In some cases, fluid soluble polymers may be cross-linked e.g. water soluble polymers like,polyalkylene oxides, polysaccharides e.g. chitosan, polyvinyl alcohol and their derivatives in order to make these polymers suitable to be used as hydrophilic nanofibrous scaffold (Dittrich & Bernhardt ,2006). Cross-linking is conducted using techniques that are within the range of those who are skilled in the art, including cross-linking agents. Suitable cross-linking agents are C 2 -C 8 monoaldehydes which has an acid functionality, C 2 -C 9 polycarboxylic acids and C 2 -C 8 dialdehyde.

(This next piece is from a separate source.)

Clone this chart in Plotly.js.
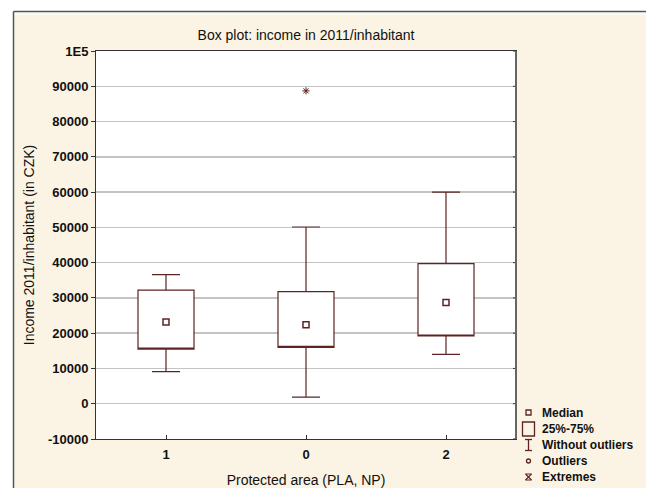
<!DOCTYPE html>
<html>
<head>
<meta charset="utf-8">
<script src="https://cdn.plot.ly/plotly-3.0.1.min.js"></script>
<style>html,body{margin:0;padding:0;background:#fff;}#chart{width:646px;height:488px;}</style>
</head>
<body>
<div id="chart"></div>
<script>
// ---- data ----
const categories = ["1", "0", "2"];
const lowerWhisker = [9100, 1900, 14000];
const q1Values = [15500, 16000, 19200];
const medianValues = [23200, 22400, 28700];
const q3Values = [32200, 31800, 39700];
const upperWhisker = [36600, 50100, 60000];
const extremeCategories = ["0"];
const extremeValues = [88700];
const yTickVals = [-10000, 0, 10000, 20000, 30000, 40000, 50000, 60000, 70000, 80000, 90000, 100000];
const yTickText = ["-10000", "0", "10000", "20000", "30000", "40000", "50000", "60000", "70000", "80000", "90000", "1E5"];
const legendLabels = ["Median", "25%-75%", "Without outliers", "Outliers", "Extremes"];

// ---- style ----
const W = 646, H = 488;
const ML = 96, MR = 130, MT = 51, MB = 49;
const PW = W - ML - MR, PH = H - MT - MB;
const px = x => (x - ML) / PW;
const py = y => (H - MB - y) / PH;
const BOX = "#5e2424";
const CREAM = "#FBF4E4";
const FONT = "Liberation Sans, Arial, sans-serif";

const traces = [
  {
    type: "box",
    x: categories,
    q1: q1Values,
    median: q1Values, // median drawn as a square marker instead of a line
    q3: q3Values,
    lowerfence: lowerWhisker,
    upperfence: upperWhisker,
    width: 0.4,
    whiskerwidth: 0.5,
    fillcolor: "#ffffff",
    line: {color: BOX, width: 1.2},
    boxpoints: false,
    hoverinfo: "skip",
    showlegend: false
  },
  {
    type: "scatter",
    mode: "markers",
    x: categories,
    y: medianValues,
    marker: {symbol: "square-open", size: 6, color: BOX, line: {width: 1.5, color: BOX}},
    showlegend: false
  },
  {
    type: "scatter",
    mode: "markers",
    x: extremeCategories,
    y: extremeValues,
    marker: {symbol: "asterisk-open", size: 6, color: BOX, line: {width: 1, color: BOX}},
    showlegend: false
  }
];

const shapes = [];
const annotations = [];
// white outer margins and frame
shapes.push({type: "rect", xref: "paper", yref: "paper", x0: px(0), x1: px(13), y0: py(H), y1: py(0), fillcolor: "#ffffff", line: {width: 0}, layer: "above"});
shapes.push({type: "rect", xref: "paper", yref: "paper", x0: px(0), x1: px(W), y0: py(11), y1: py(0), fillcolor: "#ffffff", line: {width: 0}, layer: "above"});
shapes.push({type: "rect", xref: "paper", yref: "paper", x0: px(14), x1: px(W), y0: py(15), y1: py(12), fillcolor: "#FDFAF3", line: {width: 0}, layer: "above"});
shapes.push({type: "line", xref: "paper", yref: "paper", x0: px(13.5), x1: px(13.5), y0: py(H), y1: py(11.5), line: {color: "#555", width: 1.5}, layer: "above"});
shapes.push({type: "line", xref: "paper", yref: "paper", x0: px(13.5), x1: px(W), y0: py(11.5), y1: py(11.5), line: {color: "#555", width: 1.5}, layer: "above"});
// right-side inward y ticks
yTickVals.forEach(v => {
  shapes.push({type: "line", xref: "paper", yref: "y", x0: 1, x1: px(ML + PW - 3), y0: v, y1: v, line: {color: "#333", width: 1}, layer: "above"});
});
// slightly heavier grey right border like the reference
shapes.push({type: "line", xref: "paper", yref: "paper", x0: 1, x1: 1, y0: 0, y1: 1, line: {color: "#666", width: 2}, layer: "above"});

// legend symbols
const lx = 528.5;
const legY = [412.5, 429, 445, 461, 477];
shapes.push({type: "rect", xref: "paper", yref: "paper", x0: px(lx - 2.5), x1: px(lx + 2.5), y0: py(legY[0] + 2.5), y1: py(legY[0] - 2.5), line: {color: BOX, width: 1.3}});
shapes.push({type: "rect", xref: "paper", yref: "paper", x0: px(lx - 6), x1: px(lx + 6), y0: py(legY[1] + 7), y1: py(legY[1] - 7), line: {color: BOX, width: 1.3}});
shapes.push({type: "line", xref: "paper", yref: "paper", x0: px(lx), x1: px(lx), y0: py(legY[2] + 5.5), y1: py(legY[2] - 5.5), line: {color: BOX, width: 1.3}});
shapes.push({type: "line", xref: "paper", yref: "paper", x0: px(lx - 3.5), x1: px(lx + 3.5), y0: py(legY[2] - 5.5), y1: py(legY[2] - 5.5), line: {color: BOX, width: 1.3}});
shapes.push({type: "line", xref: "paper", yref: "paper", x0: px(lx - 3.5), x1: px(lx + 3.5), y0: py(legY[2] + 5.5), y1: py(legY[2] + 5.5), line: {color: BOX, width: 1.3}});
shapes.push({type: "circle", xref: "paper", yref: "paper", x0: px(lx - 2), x1: px(lx + 2), y0: py(legY[3] + 2), y1: py(legY[3] - 2), line: {color: BOX, width: 1.3}});
shapes.push({type: "line", xref: "paper", yref: "paper", x0: px(lx - 3), x1: px(lx + 3), y0: py(legY[4] - 3), y1: py(legY[4] + 3), line: {color: BOX, width: 1.1}});
shapes.push({type: "line", xref: "paper", yref: "paper", x0: px(lx - 3), x1: px(lx + 3), y0: py(legY[4] + 3), y1: py(legY[4] - 3), line: {color: BOX, width: 1.1}});
shapes.push({type: "line", xref: "paper", yref: "paper", x0: px(lx - 3), x1: px(lx + 3), y0: py(legY[4] - 3), y1: py(legY[4] - 3), line: {color: BOX, width: 1}});
shapes.push({type: "line", xref: "paper", yref: "paper", x0: px(lx - 3), x1: px(lx + 3), y0: py(legY[4] + 3), y1: py(legY[4] + 3), line: {color: BOX, width: 1}});
legendLabels.forEach((t, i) => {
  annotations.push({xref: "paper", yref: "paper", x: px(540), y: py(legY[i]), xanchor: "left", yanchor: "middle",
    text: "<b>" + t + "</b>", showarrow: false, font: {family: FONT, size: 12, color: "#111"}});
});

const layout = {
  width: W, height: H,
  margin: {l: ML, r: MR, t: MT, b: MB, pad: 0},
  paper_bgcolor: CREAM,
  plot_bgcolor: "#ffffff",
  showlegend: false,
  font: {family: FONT, color: "#111"},
  title: {text: "Box plot: income in 2011/inhabitant", font: {family: FONT, size: 14, color: "#111"},
    x: 0.5, xref: "paper", xanchor: "center", y: 1 - 35 / H, yref: "container", yanchor: "middle"},
  xaxis: {
    type: "category", categoryorder: "array", categoryarray: categories,
    range: [-0.5, 2.5],
    showgrid: false, zeroline: false,
    showline: true, linecolor: "#333", linewidth: 1, mirror: true,
    ticks: "inside", ticklen: 4, tickcolor: "#333",
    ticklabelstandoff: 3,
    tickfont: {family: FONT, size: 13, color: "#111", weight: "bold"},
    title: {text: "Protected area (PLA, NP)", font: {family: FONT, size: 14, color: "#111"}, standoff: 14}
  },
  yaxis: {
    range: [-10000, 100000],
    tickmode: "array", tickvals: yTickVals, ticktext: yTickText,
    showgrid: true, gridcolor: "#c4c4c4", gridwidth: 1.5,
    zeroline: false,
    showline: true, linecolor: "#333", linewidth: 1, mirror: true,
    ticks: "outside", ticklen: 4, tickcolor: "#333",
    tickfont: {family: FONT, size: 13, color: "#111", weight: "bold"},
    title: {text: "Income 2011/inhabitant (in CZK)", font: {family: FONT, size: 14, color: "#111"}, standoff: 10}
  },
  shapes: shapes,
  annotations: annotations
};

Plotly.newPlot("chart", traces, layout, {displayModeBar: false, staticPlot: true});
</script>
</body>
</html>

These compounds are able to react with a minimum of two hydroxyl groups of a polymer that is soluble in water. Other suitable cross-linking techniques include photo-cross linking and conventional thermal-radiation. The two important criteria used in selecting cross-linking method or agents are such that: the nanofibrous scaffold layer should not be dissolved in the cross-linking method or agent; and large dimensional change should not be induced by the cross-linking method or agent Dittrich & Bernhardt (2006) argue that it may be advisable to add another solvent-miscible liquid or a surfactant to the polymer solution in order to create the nanofibrous scaffold so as to reduce the surface tension of the solution which stabilizes the polymer solution during the process of electro-blowing, electro-spinning, e.t.c.